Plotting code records
§ §

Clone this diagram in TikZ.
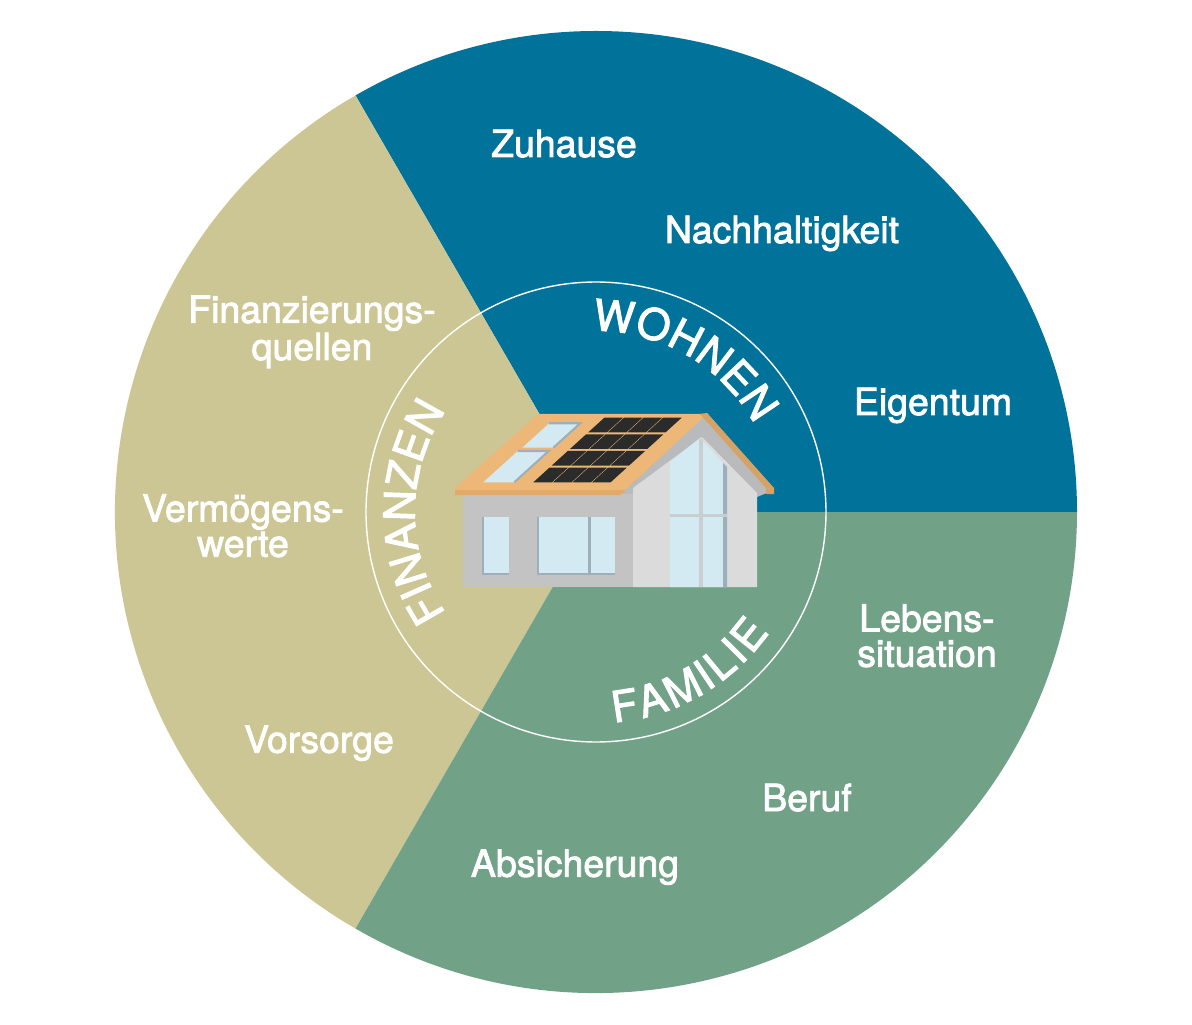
\documentclass[tikz,border=0pt]{standalone}
\usepackage{fontspec}
\newfontfamily\labelfont{TeX Gyre Heros}[FakeBold=2.2]
\usetikzlibrary{decorations.text}
\definecolor{wohnblue}{HTML}{017299}
\definecolor{finanztan}{HTML}{CCC695}
\definecolor{familiegreen}{HTML}{71A288}
\definecolor{roofface}{HTML}{EDB877}
\definecolor{roofedge}{HTML}{E2AA68}
\definecolor{roofverge}{HTML}{D7A265}
\definecolor{wallfront}{HTML}{C3C3C3}
\definecolor{wallgable}{HTML}{DBDBDB}
\definecolor{soffit}{HTML}{B9BABC}
\definecolor{glass}{HTML}{D4EAF3}
\definecolor{winframe}{HTML}{9DAFBA}
\definecolor{mullion}{HTML}{C9CED1}
\definecolor{solar}{HTML}{2B2B2B}

\begin{document}
\begin{tikzpicture}[x=0.02cm, y=0.02cm,
  lbl/.style={text=white, font=\labelfont\fontsize{21.3}{20}\selectfont, align=center, anchor=base, inner sep=0pt},
  ring/.style={decorate, decoration={text along path, text align=center,
    text={|\labelfont\fontsize{24.5}{25}\selectfont\color{white}|#1}}}]
  \fill[white] (-596,-512) rectangle (596,512);
  \useasboundingbox (-596,-512) rectangle (596,512);

  \fill[wohnblue]     (0,0) -- (0:481)   arc[start angle=0,   end angle=120, radius=481] -- cycle;
  \fill[finanztan]    (0,0) -- (120:481) arc[start angle=120, end angle=240, radius=481] -- cycle;
  \fill[familiegreen] (0,0) -- (240:481) arc[start angle=240, end angle=360, radius=481] -- cycle;
  \draw[white, line width=0.8pt] (0,0) circle (230);

  \path[ring=WOHNEN]   (100:181) arc[start angle=100, end angle=20,  radius=181];
  \path[ring=FINANZEN] (220:181) arc[start angle=220, end angle=140, radius=181];
  \path[ring={{F\kern1.7pt}{A\kern1.7pt}{M\kern1.7pt}{I\kern1.7pt}{L\kern1.7pt}{I\kern1.7pt}E}]
    (255:211) arc[start angle=255, end angle=345, radius=211];

  % house
  \fill[soffit] (24,17) -- (111,99) -- (178,22) -- (161,15) -- cycle;
  \fill[wallgable] (37,24) -- (106,75) -- (161,19) -- (161,-75) -- (37,-75) -- cycle;
  \fill[wallfront] (-133,-75) rectangle (37,18);
  \fill[glass] (74,-75) -- (74,50) -- (104,74) -- (131,45) -- (131,-75) -- cycle;
  \fill[winframe] (127,-75) -- (127,49) -- (131,45) -- (131,-75) -- cycle;
  \draw[mullion, line width=1.9pt] (105,-75) -- (105,73);
  \draw[mullion, line width=2pt] (74,-3.5) -- (131,-3.5);
  \fill[glass] (-114,-63) rectangle (-87,-5);
  \draw[winframe, line width=1.5pt] (-113,-5) -- (-113,-62) -- (-87,-62);
  \fill[glass] (-59,-63) rectangle (19,-5);
  \draw[winframe, line width=1.5pt] (-58,-5) -- (-58,-62) -- (19,-62);
  \fill[winframe] (-8.3,-63) rectangle (-5,-5);
  \fill[roofface] (-141,17) -- (-141,24) -- (-58,98) -- (111,98) -- (24,17) -- cycle;
  \fill[roofedge] (-141,17) -- (-141,22) -- (29,22) -- (24,17) -- cycle;
  \fill[roofverge] (111,99) -- (178,24) -- (178,18) -- (170,18) -- (170,24) -- (104,98) -- cycle;
  \begin{scope}[shift={(-112.7,29.7)}, xslant=1.1]
    \fill[glass] (0,0) rectangle (31,31.3);
    \fill[glass] (1,34.6) rectangle (32,59);
    \draw[winframe, line width=1.2pt] (0,31.3) -- (31,31.3) -- (31,0);
    \draw[winframe, line width=1.2pt] (1,59) -- (32,59) -- (32,34.6);
  \end{scope}
  \begin{scope}[shift={(-64.3,28.7)}, xslant=1.1]
    \foreach \r in {0,...,3}
      \foreach \c in {0,...,3}
        \fill[solar] (\c*19.575+0.5, \r*16.65+1) rectangle ++(18.6,14.65);
  \end{scope}

  \node[lbl] (zuhause)     at (-32,355)    {Zuhause};
  \node[lbl] (nachhaltig)  at (186,269)    {Nachhaltigkeit};
  \node[lbl] (eigentum)    at (337,97)     {Eigentum};
  \node[lbl] (lebens)      at (331,-154.7) {Lebens-\\situation};
  \node[lbl] (finanzquell) at (-284,152)   {Finanzierungs-\\quellen};
  \node[lbl] (vermoegen)   at (-353,-44.7) {Vermögens-\\werte};
  \node[lbl] (vorsorge)    at (-277,-240.7) {Vorsorge};
  \node[lbl] (beruf)       at (211,-299)   {Beruf};
  \node[lbl] (absicher)    at (-21,-364.7) {Absicherung};
\end{tikzpicture}
\end{document}
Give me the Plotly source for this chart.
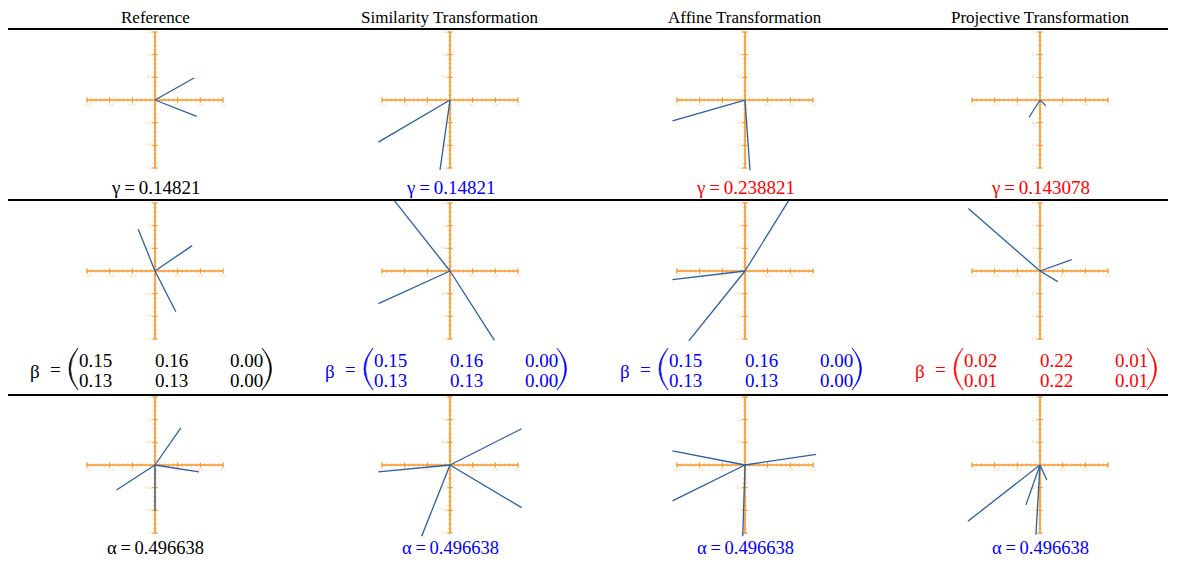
import plotly.graph_objects as go

W, H = 1182, 565
OX, OY = 8, 8            # browser body margin
FW, FH = W - 2 * OX, H - 2 * OY

# ---------------- data ----------------
titles = ["Reference", "Similarity Transformation", "Affine Transformation", "Projective Transformation"]

gamma_values = ["0.14821", "0.14821", "0.238821", "0.143078"]
gamma_colors = ["black", "blue", "red", "red"]

beta_ref_matrix = [["0.15", "0.16", "0.00"], ["0.13", "0.13", "0.00"]]
beta_sim_matrix = [["0.15", "0.16", "0.00"], ["0.13", "0.13", "0.00"]]
beta_aff_matrix = [["0.15", "0.16", "0.00"], ["0.13", "0.13", "0.00"]]
beta_proj_matrix = [["0.02", "0.22", "0.01"], ["0.01", "0.22", "0.01"]]
beta_colors = ["black", "blue", "blue", "red"]

alpha_values = ["0.496638", "0.496638", "0.496638", "0.496638"]
alpha_colors = ["black", "blue", "blue", "blue"]

# vector end points (each drawn from the origin)
gamma_ref = [(0.86, 0.485), (0.92, -0.36)]
gamma_sim = [(-1.58, -0.93), (-0.22, -1.54)]
gamma_aff = [(-1.60, -0.46), (0.11, -1.55)]
gamma_proj = [(-0.24, -0.38), (0.13, -0.13)]

beta_ref = [(-0.37, 0.92), (0.82, 0.56), (0.46, -0.90)]
beta_sim = [(-1.25, 1.58), (-1.58, -0.72), (0.98, -1.53)]
beta_aff = [(0.98, 1.58), (-1.24, -1.54), (-1.60, -0.19)]
beta_proj = [(-1.58, 1.38), (0.70, 0.25), (0.39, -0.235)]

alpha_ref = [(0.57, 0.82), (-0.85, -0.55), (0.97, -0.15), (0.0, -1.01)]
alpha_sim = [(1.58, 0.80), (-1.58, -0.15), (1.58, -0.94), (-0.625, -1.57)]
alpha_aff = [(-1.60, 0.31), (1.57, 0.235), (-1.60, -0.79), (-0.05, -1.57)]
alpha_proj = [(-1.59, -1.24), (-0.31, -0.88), (0.15, -0.33), (-0.09, -1.54)]

major_ticks = [-1.5, -1.0, -0.5, 0.5, 1.0, 1.5]
major_labels = ["\u22121.5", "\u22121.0", "\u22120.5", "0.5", "1.0", "1.5"]
minor_ticks = [round(-1.5 + 0.1 * i, 2) for i in range(31)]

# ---------------- layout helpers ----------------
col_cx = [155, 450, 745, 1040]
row_cy = [100, 271, 465]
R = 1.75
K = 45.33  # px per unit
HALF = R * K

AXIS_COLOR = "#f7931e"
TICK_COLOR = "#f9a54a"
LABEL_COLOR = "#fbc48c"
VEC_COLOR = "#2a5fa3"
FONT = "Liberation Serif"


def px(x):
    return (x - OX) / FW


def py(y):
    return 1 - (y - OY) / FH


panels = [
    [gamma_ref, gamma_sim, gamma_aff, gamma_proj],
    [beta_ref, beta_sim, beta_aff, beta_proj],
    [alpha_ref, alpha_sim, alpha_aff, alpha_proj],
]

fig = go.Figure()
layout_axes = {}
idx = 0
for r, row in enumerate(panels):
    for c, vecs in enumerate(row):
        idx += 1
        xa = "x" if idx == 1 else f"x{idx}"
        ya = "y" if idx == 1 else f"y{idx}"
        xkey = "xaxis" if idx == 1 else f"xaxis{idx}"
        ykey = "yaxis" if idx == 1 else f"yaxis{idx}"
        cx, cy = col_cx[c], row_cy[r]
        layout_axes[xkey] = dict(domain=[px(cx - HALF), px(cx + HALF)], range=[-R, R],
                                 visible=False, fixedrange=True, anchor=ya)
        layout_axes[ykey] = dict(domain=[py(cy + HALF), py(cy - HALF)], range=[-R, R],
                                 visible=False, fixedrange=True, anchor=xa)
        # orange axes
        fig.add_trace(go.Scatter(x=[-1.5, 1.5, None, 0, 0], y=[0, 0, None, -1.5, 1.5],
                                 mode="lines", line=dict(color=AXIS_COLOR, width=1.6),
                                 xaxis=xa, yaxis=ya, hoverinfo="skip", showlegend=False))
        # minor ticks
        fig.add_trace(go.Scatter(x=minor_ticks, y=[0] * len(minor_ticks), mode="markers",
                                 marker=dict(symbol="line-ns", size=2.5,
                                             line=dict(color=TICK_COLOR, width=0.8)),
                                 xaxis=xa, yaxis=ya, hoverinfo="skip", showlegend=False))
        fig.add_trace(go.Scatter(x=[0] * len(minor_ticks), y=minor_ticks, mode="markers",
                                 marker=dict(symbol="line-ew", size=2.5,
                                             line=dict(color=TICK_COLOR, width=0.8)),
                                 xaxis=xa, yaxis=ya, hoverinfo="skip", showlegend=False))
        # major ticks
        fig.add_trace(go.Scatter(x=major_ticks, y=[0] * len(major_ticks), mode="markers",
                                 marker=dict(symbol="line-ns", size=4,
                                             line=dict(color=AXIS_COLOR, width=1)),
                                 xaxis=xa, yaxis=ya, hoverinfo="skip", showlegend=False))
        fig.add_trace(go.Scatter(x=[0] * len(major_ticks), y=major_ticks, mode="markers",
                                 marker=dict(symbol="line-ew", size=4,
                                             line=dict(color=AXIS_COLOR, width=1)),
                                 xaxis=xa, yaxis=ya, hoverinfo="skip", showlegend=False))
        # tick labels
        fig.add_trace(go.Scatter(x=major_ticks, y=[-0.1] * len(major_ticks), mode="text",
                                 text=major_labels, textposition="middle center",
                                 textfont=dict(size=4.5, color=LABEL_COLOR, family=FONT),
                                 xaxis=xa, yaxis=ya, hoverinfo="skip", showlegend=False))
        fig.add_trace(go.Scatter(x=[-0.06] * len(major_ticks), y=major_ticks, mode="text",
                                 text=major_labels, textposition="middle left",
                                 textfont=dict(size=4.5, color=LABEL_COLOR, family=FONT),
                                 xaxis=xa, yaxis=ya, hoverinfo="skip", showlegend=False))
        # vectors
        vx, vy = [], []
        for ex, ey in vecs:
            vx += [0, ex, None]
            vy += [0, ey, None]
        fig.add_trace(go.Scatter(x=vx, y=vy, mode="lines",
                                 line=dict(color=VEC_COLOR, width=1.3),
                                 xaxis=xa, yaxis=ya, hoverinfo="skip", showlegend=False))

annotations = []
shapes = []

# titles
for c, t in enumerate(titles):
    annotations.append(dict(x=px(col_cx[c]), y=py(17), xref="paper", yref="paper", text=t,
                            showarrow=False, xanchor="center", yanchor="middle",
                            font=dict(family=FONT, size=17, color="black")))

# separator rules
for yy in (29, 200, 395):
    shapes.append(dict(type="line", xref="paper", yref="paper", x0=px(8), x1=px(1168),
                       y0=py(yy), y1=py(yy), line=dict(color="black", width=2.2)))

# gamma / alpha labels
for c in range(4):
    annotations.append(dict(x=px(col_cx[c]), y=py(187), xref="paper", yref="paper",
                            text=f"\u03b3\u2009=\u2009{gamma_values[c]}", showarrow=False,
                            xanchor="center", yanchor="middle",
                            font=dict(family=FONT, size=19, color=gamma_colors[c])))
    annotations.append(dict(x=px(col_cx[c]), y=py(548), xref="paper", yref="paper",
                            text=f"\u03b1\u2009=\u2009{alpha_values[c]}", showarrow=False,
                            xanchor="center", yanchor="middle",
                            font=dict(family=FONT, size=18.5, color=alpha_colors[c])))

# beta matrices
beta_mats = [beta_ref_matrix, beta_sim_matrix, beta_aff_matrix, beta_proj_matrix]
col_off = [-60, 16, 91]
row_y = [360, 380]
for c in range(4):
    cx = col_cx[c]
    color = beta_colors[c]
    annotations.append(dict(x=px(cx - 120), y=py(371), xref="paper", yref="paper", text="\u03b2",
                            showarrow=False, xanchor="center", yanchor="middle",
                            font=dict(family=FONT, size=19, color=color)))
    annotations.append(dict(x=px(cx - 100), y=py(369), xref="paper", yref="paper", text="=",
                            showarrow=False, xanchor="center", yanchor="middle",
                            font=dict(family=FONT, size=19, color=color)))
    for ri in range(2):
        for ci in range(3):
            annotations.append(dict(x=px(cx + col_off[ci]), y=py(row_y[ri]), xref="paper",
                                    yref="paper", text=beta_mats[c][ri][ci], showarrow=False,
                                    xanchor="center", yanchor="middle",
                                    font=dict(family=FONT, size=19, color=color)))
    # parentheses as filled crescents
    top, bot = 348, 390
    mid = (top + bot) / 2
    lx_end, lo, li = cx - 77, cx - 95, cx - 92
    path_l = (f"M {px(lx_end)},{py(top)} Q {px(lo)},{py(mid)} {px(lx_end)},{py(bot)} "
              f"Q {px(li)},{py(mid)} {px(lx_end)},{py(top)} Z")
    rx_end, ro, rin = cx + 107, cx + 126, cx + 123
    path_r = (f"M {px(rx_end)},{py(top)} Q {px(ro)},{py(mid)} {px(rx_end)},{py(bot)} "
              f"Q {px(rin)},{py(mid)} {px(rx_end)},{py(top)} Z")
    for p in (path_l, path_r):
        shapes.append(dict(type="path", xref="paper", yref="paper", path=p,
                           fillcolor=color, line=dict(color=color, width=0.6)))

fig.update_layout(width=FW, height=FH, margin=dict(l=0, r=0, t=0, b=0),
                  paper_bgcolor="white", plot_bgcolor="rgba(0,0,0,0)",
                  annotations=annotations, shapes=shapes, showlegend=False,
                  **layout_axes)

fig.write_html("out.html")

§ §

→ Task objective: Copy the records above exactly, from the first line through the line containing "(255:211) arc[start angle=255, end", and leave out the pictures.

→ Solution for this task:
Clone this diagram in TikZ.
\documentclass[tikz,border=0pt]{standalone}
\usepackage{fontspec}
\newfontfamily\labelfont{TeX Gyre Heros}[FakeBold=2.2]
\usetikzlibrary{decorations.text}
\definecolor{wohnblue}{HTML}{017299}
\definecolor{finanztan}{HTML}{CCC695}
\definecolor{familiegreen}{HTML}{71A288}
\definecolor{roofface}{HTML}{EDB877}
\definecolor{roofedge}{HTML}{E2AA68}
\definecolor{roofverge}{HTML}{D7A265}
\definecolor{wallfront}{HTML}{C3C3C3}
\definecolor{wallgable}{HTML}{DBDBDB}
\definecolor{soffit}{HTML}{B9BABC}
\definecolor{glass}{HTML}{D4EAF3}
\definecolor{winframe}{HTML}{9DAFBA}
\definecolor{mullion}{HTML}{C9CED1}
\definecolor{solar}{HTML}{2B2B2B}

\begin{document}
\begin{tikzpicture}[x=0.02cm, y=0.02cm,
  lbl/.style={text=white, font=\labelfont\fontsize{21.3}{20}\selectfont, align=center, anchor=base, inner sep=0pt},
  ring/.style={decorate, decoration={text along path, text align=center,
    text={|\labelfont\fontsize{24.5}{25}\selectfont\color{white}|#1}}}]
  \fill[white] (-596,-512) rectangle (596,512);
  \useasboundingbox (-596,-512) rectangle (596,512);

  \fill[wohnblue]     (0,0) -- (0:481)   arc[start angle=0,   end angle=120, radius=481] -- cycle;
  \fill[finanztan]    (0,0) -- (120:481) arc[start angle=120, end angle=240, radius=481] -- cycle;
  \fill[familiegreen] (0,0) -- (240:481) arc[start angle=240, end angle=360, radius=481] -- cycle;
  \draw[white, line width=0.8pt] (0,0) circle (230);

  \path[ring=WOHNEN]   (100:181) arc[start angle=100, end angle=20,  radius=181];
  \path[ring=FINANZEN] (220:181) arc[start angle=220, end angle=140, radius=181];
  \path[ring={{F\kern1.7pt}{A\kern1.7pt}{M\kern1.7pt}{I\kern1.7pt}{L\kern1.7pt}{I\kern1.7pt}E}]
    (255:211) arc[start angle=255, end angle=345, radius=211];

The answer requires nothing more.